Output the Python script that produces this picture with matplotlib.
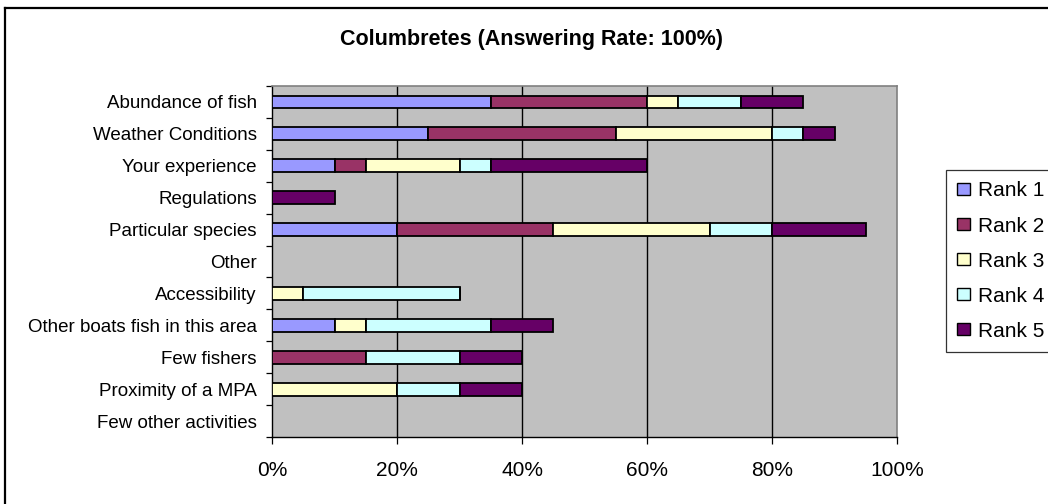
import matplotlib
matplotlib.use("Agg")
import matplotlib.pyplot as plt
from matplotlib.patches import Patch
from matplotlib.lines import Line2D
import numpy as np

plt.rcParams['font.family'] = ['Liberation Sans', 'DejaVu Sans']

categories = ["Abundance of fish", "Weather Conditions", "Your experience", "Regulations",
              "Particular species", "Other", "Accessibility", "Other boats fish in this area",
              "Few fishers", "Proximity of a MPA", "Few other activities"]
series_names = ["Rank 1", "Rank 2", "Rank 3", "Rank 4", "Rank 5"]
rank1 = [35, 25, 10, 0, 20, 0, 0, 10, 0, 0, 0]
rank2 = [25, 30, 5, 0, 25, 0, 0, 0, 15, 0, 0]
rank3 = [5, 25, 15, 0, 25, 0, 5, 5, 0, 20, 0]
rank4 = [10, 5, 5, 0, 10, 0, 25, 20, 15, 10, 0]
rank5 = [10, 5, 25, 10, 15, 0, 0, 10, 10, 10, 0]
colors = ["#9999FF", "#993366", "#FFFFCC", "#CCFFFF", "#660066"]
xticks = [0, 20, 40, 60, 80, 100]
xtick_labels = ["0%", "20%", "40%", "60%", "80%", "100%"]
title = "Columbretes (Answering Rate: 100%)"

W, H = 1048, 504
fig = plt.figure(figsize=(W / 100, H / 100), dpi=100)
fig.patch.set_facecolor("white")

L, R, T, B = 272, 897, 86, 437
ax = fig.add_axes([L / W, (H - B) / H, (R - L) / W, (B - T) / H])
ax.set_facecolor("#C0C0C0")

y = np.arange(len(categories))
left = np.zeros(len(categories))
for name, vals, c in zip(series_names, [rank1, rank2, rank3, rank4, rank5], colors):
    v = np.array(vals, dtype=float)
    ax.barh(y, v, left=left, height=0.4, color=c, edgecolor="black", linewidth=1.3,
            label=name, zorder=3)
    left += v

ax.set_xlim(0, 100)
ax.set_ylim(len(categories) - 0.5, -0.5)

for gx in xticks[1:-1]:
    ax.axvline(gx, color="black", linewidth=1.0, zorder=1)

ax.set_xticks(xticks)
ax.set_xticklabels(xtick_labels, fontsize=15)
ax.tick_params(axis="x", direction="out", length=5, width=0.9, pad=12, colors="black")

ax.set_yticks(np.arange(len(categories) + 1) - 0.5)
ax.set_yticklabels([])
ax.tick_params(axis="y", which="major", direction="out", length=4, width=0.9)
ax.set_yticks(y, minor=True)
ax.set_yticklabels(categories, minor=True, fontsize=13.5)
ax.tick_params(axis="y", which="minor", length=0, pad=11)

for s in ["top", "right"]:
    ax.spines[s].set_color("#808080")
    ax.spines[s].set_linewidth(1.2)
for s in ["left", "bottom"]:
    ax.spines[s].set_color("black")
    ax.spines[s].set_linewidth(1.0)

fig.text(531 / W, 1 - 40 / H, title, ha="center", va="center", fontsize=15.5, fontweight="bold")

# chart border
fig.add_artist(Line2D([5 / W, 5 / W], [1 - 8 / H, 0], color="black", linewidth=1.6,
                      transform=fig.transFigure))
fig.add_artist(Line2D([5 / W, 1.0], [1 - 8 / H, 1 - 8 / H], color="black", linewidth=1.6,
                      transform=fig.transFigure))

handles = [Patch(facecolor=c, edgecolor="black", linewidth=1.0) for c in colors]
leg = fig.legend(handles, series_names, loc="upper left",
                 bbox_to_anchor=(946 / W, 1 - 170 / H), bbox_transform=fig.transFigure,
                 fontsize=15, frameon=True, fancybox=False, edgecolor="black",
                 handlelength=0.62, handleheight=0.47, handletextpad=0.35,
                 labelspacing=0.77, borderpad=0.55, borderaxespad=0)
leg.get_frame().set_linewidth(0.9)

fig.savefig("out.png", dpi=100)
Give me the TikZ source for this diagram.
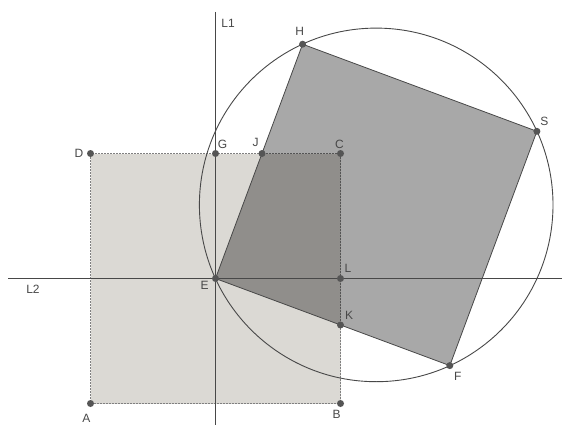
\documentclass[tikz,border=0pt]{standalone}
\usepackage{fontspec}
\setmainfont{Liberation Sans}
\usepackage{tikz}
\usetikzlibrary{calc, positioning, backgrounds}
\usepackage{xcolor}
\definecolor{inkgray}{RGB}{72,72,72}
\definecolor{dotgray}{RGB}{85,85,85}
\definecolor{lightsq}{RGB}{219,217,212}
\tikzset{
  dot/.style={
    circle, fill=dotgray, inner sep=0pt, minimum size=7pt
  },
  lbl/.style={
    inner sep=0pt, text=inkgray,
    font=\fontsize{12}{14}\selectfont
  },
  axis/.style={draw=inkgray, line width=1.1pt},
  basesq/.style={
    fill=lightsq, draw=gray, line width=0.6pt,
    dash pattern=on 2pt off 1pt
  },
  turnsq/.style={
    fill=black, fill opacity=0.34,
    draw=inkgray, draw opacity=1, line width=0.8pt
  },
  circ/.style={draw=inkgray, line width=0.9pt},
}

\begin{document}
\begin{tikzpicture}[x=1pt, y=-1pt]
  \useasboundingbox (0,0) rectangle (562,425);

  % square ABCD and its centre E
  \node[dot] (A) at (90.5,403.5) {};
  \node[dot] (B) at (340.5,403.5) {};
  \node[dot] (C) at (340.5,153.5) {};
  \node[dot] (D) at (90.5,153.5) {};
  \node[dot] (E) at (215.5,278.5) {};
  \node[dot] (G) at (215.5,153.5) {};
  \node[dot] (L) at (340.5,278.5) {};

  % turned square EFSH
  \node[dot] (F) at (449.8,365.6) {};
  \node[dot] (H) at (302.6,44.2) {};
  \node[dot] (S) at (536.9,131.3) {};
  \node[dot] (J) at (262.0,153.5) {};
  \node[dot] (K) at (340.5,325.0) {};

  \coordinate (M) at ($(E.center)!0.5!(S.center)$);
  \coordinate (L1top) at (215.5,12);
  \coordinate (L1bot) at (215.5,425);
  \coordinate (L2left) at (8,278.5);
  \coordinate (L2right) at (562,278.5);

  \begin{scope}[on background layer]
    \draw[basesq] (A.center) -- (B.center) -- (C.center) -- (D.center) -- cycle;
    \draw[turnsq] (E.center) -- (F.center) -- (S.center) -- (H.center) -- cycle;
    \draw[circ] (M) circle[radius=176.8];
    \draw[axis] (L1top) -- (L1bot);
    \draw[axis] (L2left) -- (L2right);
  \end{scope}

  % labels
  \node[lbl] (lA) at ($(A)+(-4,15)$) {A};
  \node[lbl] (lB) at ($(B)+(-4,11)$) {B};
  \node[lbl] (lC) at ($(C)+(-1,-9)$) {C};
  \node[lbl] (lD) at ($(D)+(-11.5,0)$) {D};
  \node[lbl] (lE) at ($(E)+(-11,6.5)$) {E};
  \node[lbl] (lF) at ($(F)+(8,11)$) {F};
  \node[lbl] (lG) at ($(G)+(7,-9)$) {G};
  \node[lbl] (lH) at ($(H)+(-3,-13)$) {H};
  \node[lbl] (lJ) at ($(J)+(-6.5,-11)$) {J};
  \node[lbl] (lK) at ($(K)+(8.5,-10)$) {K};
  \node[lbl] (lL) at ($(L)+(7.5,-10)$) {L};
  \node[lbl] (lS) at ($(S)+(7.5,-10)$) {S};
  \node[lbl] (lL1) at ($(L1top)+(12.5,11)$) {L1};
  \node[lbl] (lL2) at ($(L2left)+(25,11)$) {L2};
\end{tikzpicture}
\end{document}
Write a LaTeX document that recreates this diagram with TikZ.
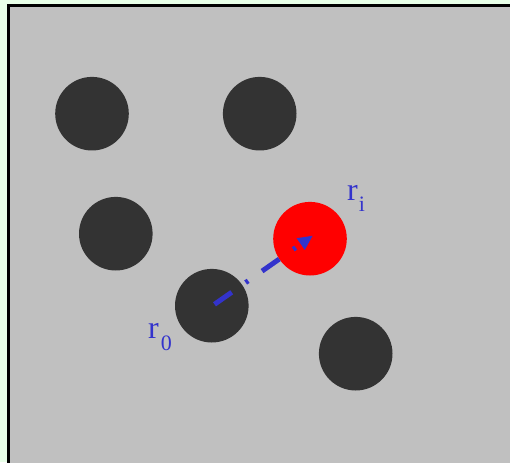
==================================================
• EXERCISE DESCRIPTION
Copy the listing exactly. Any image in it stays out of the copy.

• SOLUTION TO THIS TASK
Output the Python script that produces this picture with matplotlib.
import matplotlib
matplotlib.use("Agg")
import matplotlib.pyplot as plt
from matplotlib.patches import Patch
from matplotlib.lines import Line2D
import numpy as np

plt.rcParams['font.family'] = ['Liberation Sans', 'DejaVu Sans']

categories = ["Abundance of fish", "Weather Conditions", "Your experience", "Regulations",
              "Particular species", "Other", "Accessibility", "Other boats fish in this area",
              "Few fishers", "Proximity of a MPA", "Few other activities"]
series_names = ["Rank 1", "Rank 2", "Rank 3", "Rank 4", "Rank 5"]
rank1 = [35, 25, 10, 0, 20, 0, 0, 10, 0, 0, 0]
rank2 = [25, 30, 5, 0, 25, 0, 0, 0, 15, 0, 0]
rank3 = [5, 25, 15, 0, 25, 0, 5, 5, 0, 20, 0]
rank4 = [10, 5, 5, 0, 10, 0, 25, 20, 15, 10, 0]
rank5 = [10, 5, 25, 10, 15, 0, 0, 10, 10, 10, 0]
colors = ["#9999FF", "#993366", "#FFFFCC", "#CCFFFF", "#660066"]
xticks = [0, 20, 40, 60, 80, 100]
xtick_labels = ["0%", "20%", "40%", "60%", "80%", "100%"]
title = "Columbretes (Answering Rate: 100%)"

W, H = 1048, 504
fig = plt.figure(figsize=(W / 100, H / 100), dpi=100)
fig.patch.set_facecolor("white")

L, R, T, B = 272, 897, 86, 437
ax = fig.add_axes([L / W, (H - B) / H, (R - L) / W, (B - T) / H])
ax.set_facecolor("#C0C0C0")

y = np.arange(len(categories))
left = np.zeros(len(categories))
for name, vals, c in zip(series_names, [rank1, rank2, rank3, rank4, rank5], colors):
    v = np.array(vals, dtype=float)
    ax.barh(y, v, left=left, height=0.4, color=c, edgecolor="black", linewidth=1.3,
            label=name, zorder=3)
    left += v

ax.set_xlim(0, 100)
ax.set_ylim(len(categories) - 0.5, -0.5)

for gx in xticks[1:-1]:
    ax.axvline(gx, color="black", linewidth=1.0, zorder=1)

ax.set_xticks(xticks)
ax.set_xticklabels(xtick_labels, fontsize=15)
ax.tick_params(axis="x", direction="out", length=5, width=0.9, pad=12, colors="black")

ax.set_yticks(np.arange(len(categories) + 1) - 0.5)
ax.set_yticklabels([])
ax.tick_params(axis="y", which="major", direction="out", length=4, width=0.9)
ax.set_yticks(y, minor=True)
ax.set_yticklabels(categories, minor=True, fontsize=13.5)
ax.tick_params(axis="y", which="minor", length=0, pad=11)

for s in ["top", "right"]:
    ax.spines[s].set_color("#808080")
    ax.spines[s].set_linewidth(1.2)
for s in ["left", "bottom"]:
    ax.spines[s].set_color("black")
    ax.spines[s].set_linewidth(1.0)

fig.text(531 / W, 1 - 40 / H, title, ha="center", va="center", fontsize=15.5, fontweight="bold")

# chart border
fig.add_artist(Line2D([5 / W, 5 / W], [1 - 8 / H, 0], color="black", linewidth=1.6,
                      transform=fig.transFigure))
fig.add_artist(Line2D([5 / W, 1.0], [1 - 8 / H, 1 - 8 / H], color="black", linewidth=1.6,
                      transform=fig.transFigure))

handles = [Patch(facecolor=c, edgecolor="black", linewidth=1.0) for c in colors]
leg = fig.legend(handles, series_names, loc="upper left",
                 bbox_to_anchor=(946 / W, 1 - 170 / H), bbox_transform=fig.transFigure,
                 fontsize=15, frameon=True, fancybox=False, edgecolor="black",
                 handlelength=0.62, handleheight=0.47, handletextpad=0.35,
                 labelspacing=0.77, borderpad=0.55, borderaxespad=0)
leg.get_frame().set_linewidth(0.9)

fig.savefig("out.png", dpi=100)
Give me the TikZ source for this diagram.
\documentclass[tikz,border=0pt]{standalone}
\usepackage{fontspec}
\setmainfont{Liberation Sans}
\usepackage{tikz}
\usetikzlibrary{calc, positioning, backgrounds}
\usepackage{xcolor}
\definecolor{inkgray}{RGB}{72,72,72}
\definecolor{dotgray}{RGB}{85,85,85}
\definecolor{lightsq}{RGB}{219,217,212}
\tikzset{
  dot/.style={
    circle, fill=dotgray, inner sep=0pt, minimum size=7pt
  },
  lbl/.style={
    inner sep=0pt, text=inkgray,
    font=\fontsize{12}{14}\selectfont
  },
  axis/.style={draw=inkgray, line width=1.1pt},
  basesq/.style={
    fill=lightsq, draw=gray, line width=0.6pt,
    dash pattern=on 2pt off 1pt
  },
  turnsq/.style={
    fill=black, fill opacity=0.34,
    draw=inkgray, draw opacity=1, line width=0.8pt
  },
  circ/.style={draw=inkgray, line width=0.9pt},
}

\begin{document}
\begin{tikzpicture}[x=1pt, y=-1pt]
  \useasboundingbox (0,0) rectangle (562,425);

  % square ABCD and its centre E
  \node[dot] (A) at (90.5,403.5) {};
  \node[dot] (B) at (340.5,403.5) {};
  \node[dot] (C) at (340.5,153.5) {};
  \node[dot] (D) at (90.5,153.5) {};
  \node[dot] (E) at (215.5,278.5) {};
  \node[dot] (G) at (215.5,153.5) {};
  \node[dot] (L) at (340.5,278.5) {};

  % turned square EFSH
  \node[dot] (F) at (449.8,365.6) {};
  \node[dot] (H) at (302.6,44.2) {};
  \node[dot] (S) at (536.9,131.3) {};
  \node[dot] (J) at (262.0,153.5) {};
  \node[dot] (K) at (340.5,325.0) {};

  \coordinate (M) at ($(E.center)!0.5!(S.center)$);
  \coordinate (L1top) at (215.5,12);
  \coordinate (L1bot) at (215.5,425);
  \coordinate (L2left) at (8,278.5);
  \coordinate (L2right) at (562,278.5);

  \begin{scope}[on background layer]
    \draw[basesq] (A.center) -- (B.center) -- (C.center) -- (D.center) -- cycle;
    \draw[turnsq] (E.center) -- (F.center) -- (S.center) -- (H.center) -- cycle;
    \draw[circ] (M) circle[radius=176.8];
    \draw[axis] (L1top) -- (L1bot);
    \draw[axis] (L2left) -- (L2right);
  \end{scope}

  % labels
  \node[lbl] (lA) at ($(A)+(-4,15)$) {A};
  \node[lbl] (lB) at ($(B)+(-4,11)$) {B};
  \node[lbl] (lC) at ($(C)+(-1,-9)$) {C};
  \node[lbl] (lD) at ($(D)+(-11.5,0)$) {D};
  \node[lbl] (lE) at ($(E)+(-11,6.5)$) {E};
  \node[lbl] (lF) at ($(F)+(8,11)$) {F};
  \node[lbl] (lG) at ($(G)+(7,-9)$) {G};
  \node[lbl] (lH) at ($(H)+(-3,-13)$) {H};
  \node[lbl] (lJ) at ($(J)+(-6.5,-11)$) {J};
  \node[lbl] (lK) at ($(K)+(8.5,-10)$) {K};
  \node[lbl] (lL) at ($(L)+(7.5,-10)$) {L};
  \node[lbl] (lS) at ($(S)+(7.5,-10)$) {S};
  \node[lbl] (lL1) at ($(L1top)+(12.5,11)$) {L1};
  \node[lbl] (lL2) at ($(L2left)+(25,11)$) {L2};
\end{tikzpicture}
\end{document}
Write a LaTeX document that recreates this diagram with TikZ.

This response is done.